Saturday, February 22, 2020

Little Bookshop of Murder (A Beach Reads Mystery #1)

Author:  Maggie Blackburn
Genre:   Mystery

Hardcover; Digital Book
ISBN #:  9781643854380
Crooked Lane Books
$21.04; $12.99 Amazon
July 7, 2020

⭐⭐


Summer Merriweather's career as a Shakespeare professor hangs by a bookbinder's thread.  Academic life at her Virginia university is a viper's pit, so Summer spends her summer in England, researching a scholarly paper that, with any luck, will finally get her published, impress the Dean, and save her job.  But her English idyll ends when her mother, Hildy, shuffles off her mortal coil from an apparent heart attack.

Returning to Brigid's Island, NC, for the funeral, Summer is impatient to settle the estate, sell her mom's embarrassingly romance-themed bookstore, Beach Reads, and go home.  But as she drops by Beach Reads, Summer finds threatening notes addressed to Hildy: "Sell the bookstore or die."

Clearly, something is rotten on Brigid's Island.  What method is behind the madness?  Was Hildy murdered?  The police insist there's not enough evidence to launch a murder investigation.  Instead, Summer and her Aunt Agatha screw their courage to the sticking place and start sleuthing, with the help of Hildy's beloved book club.  But there are more suspects  on Brigid's Island than are dreamt of in the Bard's darkest philosophizing.  And if Summer can't find the villain, the town will be littered with a Shakespearean tragedy's worth of corpses -- including her own.

✽✽✽✽✽✽✽✽

Summer Merriweather has returned home to Brigid's Island for the funeral of her mother.  The two haven't spoken since Summer left her fiancee at the altar several years ago.  But she believes her mother, who was healthy in every way, was murdered, even if the police aren't listening to her.  They don't listen even when she finds threatening notes - "Sell the bookshop or die" - or when there's an attack on her.  So Summer, her Aunt Agatha, Agatha's daughter Piper and Piper's daughter Mia, set out to solve the murder themselves.  But will Summer find a killer before she's the next victim?...

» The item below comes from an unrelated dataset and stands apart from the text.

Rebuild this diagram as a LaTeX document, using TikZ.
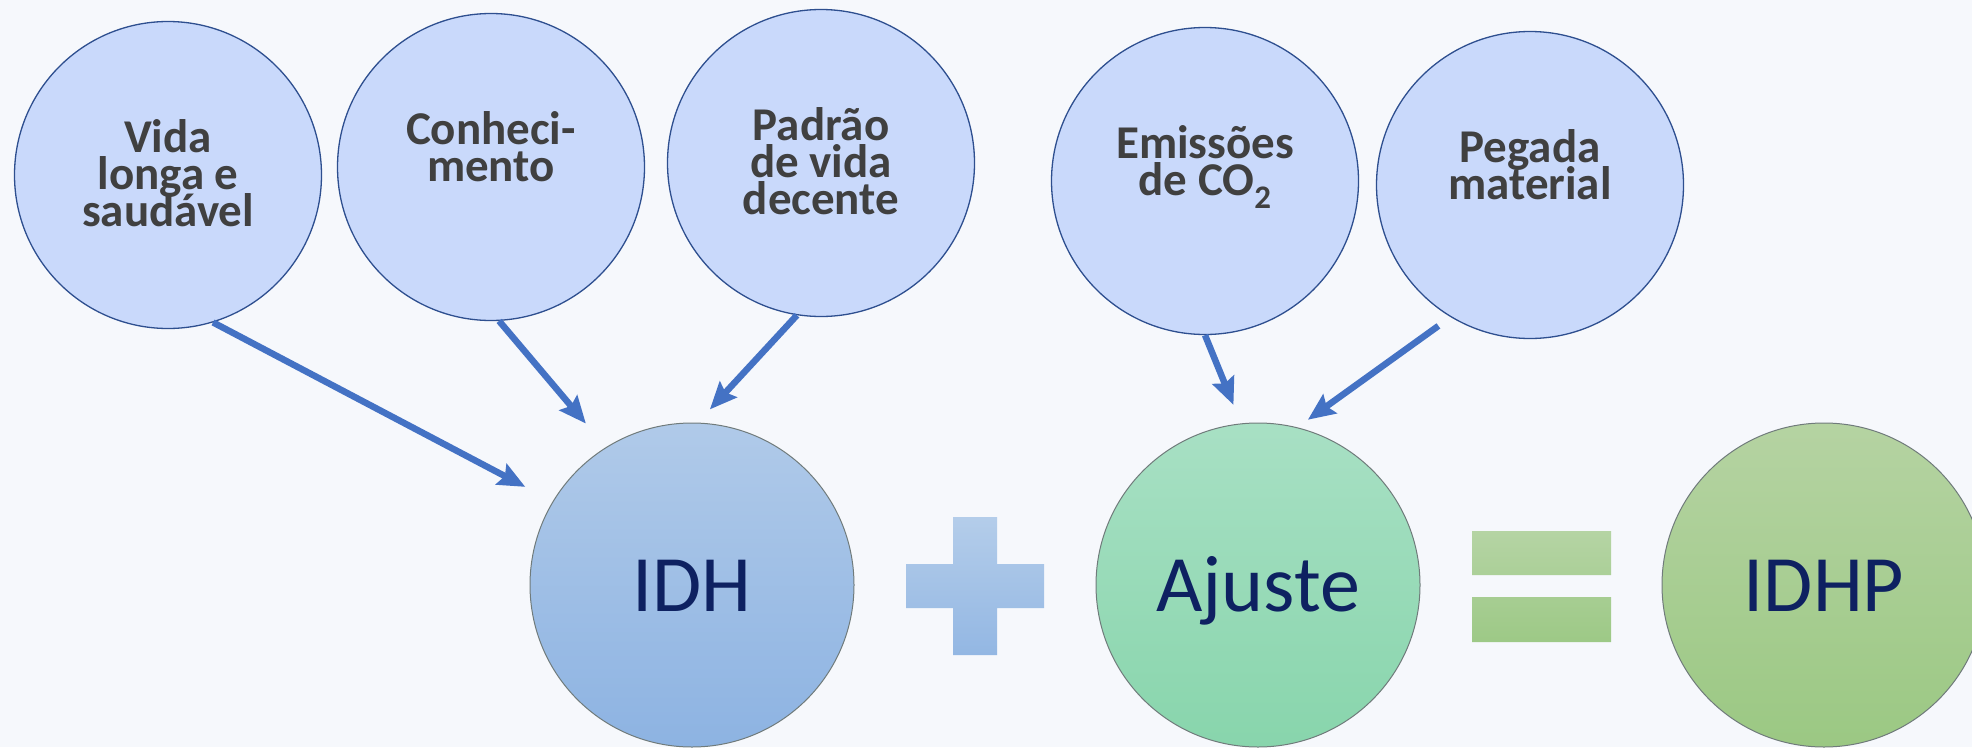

I really wanted to like this book because I love books about books, but I was heavily disappointed.  I have to tell you (and anyone who knows me or has read my reviews already knows) I am a big believer in details.  I notice them.  I notice many things about books including little details that escape others, or things others don't really care about in the first place.  But what I noticed here isn't little, it's staring us in the face:  at the heart of this book, I'm seeing that it's supposed to be about feminists.  There isn't a single strong male in the book, nor, believe it or not, a single strong woman.  Having a PhD doesn't qualify as being strong; and the Shakespeare quotes throughout seemed just weird and out of place.  However, while all the main characters are women,  the men are either angry, stupid, inept, 'smelly', or practically non-existent.  This is just my opinion, although I do realize others might disagree, which is fine with me.

The women are also too 'trippy' for me.  Old hippies and flower children are not my idea of a fun or interesting cozy mystery.  Some women are supposed to be "free spirits" (of which I have no liking whatsoever in the first place) so perhaps this wasn't the best book for me to choose.  I also don't really care for books with witches.  I'm just not interested.  But back to the women - neither (the late) Hildy, Agatha, Piper, nor Summer have husbands nor are in relationships.  Not even Mia's father is in the picture.  What was the author's purpose in this?  That you can't be a strong woman if there's a man in your life?  While I don't like romance to take center stage in a cozy, I do like to see that the main character not only has a good mind for solving murders, but can handle other things in her life just as well (although the MC did tell us early on she couldn't handle relationships, so oh, well).

I likewise had a hard time believing Summer truly cared for her mother.  Sure, she shows anger at her mom's death, but she ran away from the town and never contacted her mother again?  That screams guilt, not love.  And we're supposed to feel sorry for her?  Not to mention the murderer was the easiest one to identify that I've ever come across.  The person practically screamed "I did it!" the minute they stepped onto the page.  (The author moreover needs to research before she writes things.  She states as how the African Grey Parrot, Mr. Darcy was “getting old,” but African Greys can live 40 to 60 years.  Nineteen is not old for them.)

The ending was a big disappointment; I think it may have been written to keep the reader interested enough to read the next in the series, and it didn't seem plausible why the killer was threatening Summer when the person had never even met her before.  So there was that.  But perhaps I'm just the wrong audience and hopefully many others will enjoy this book.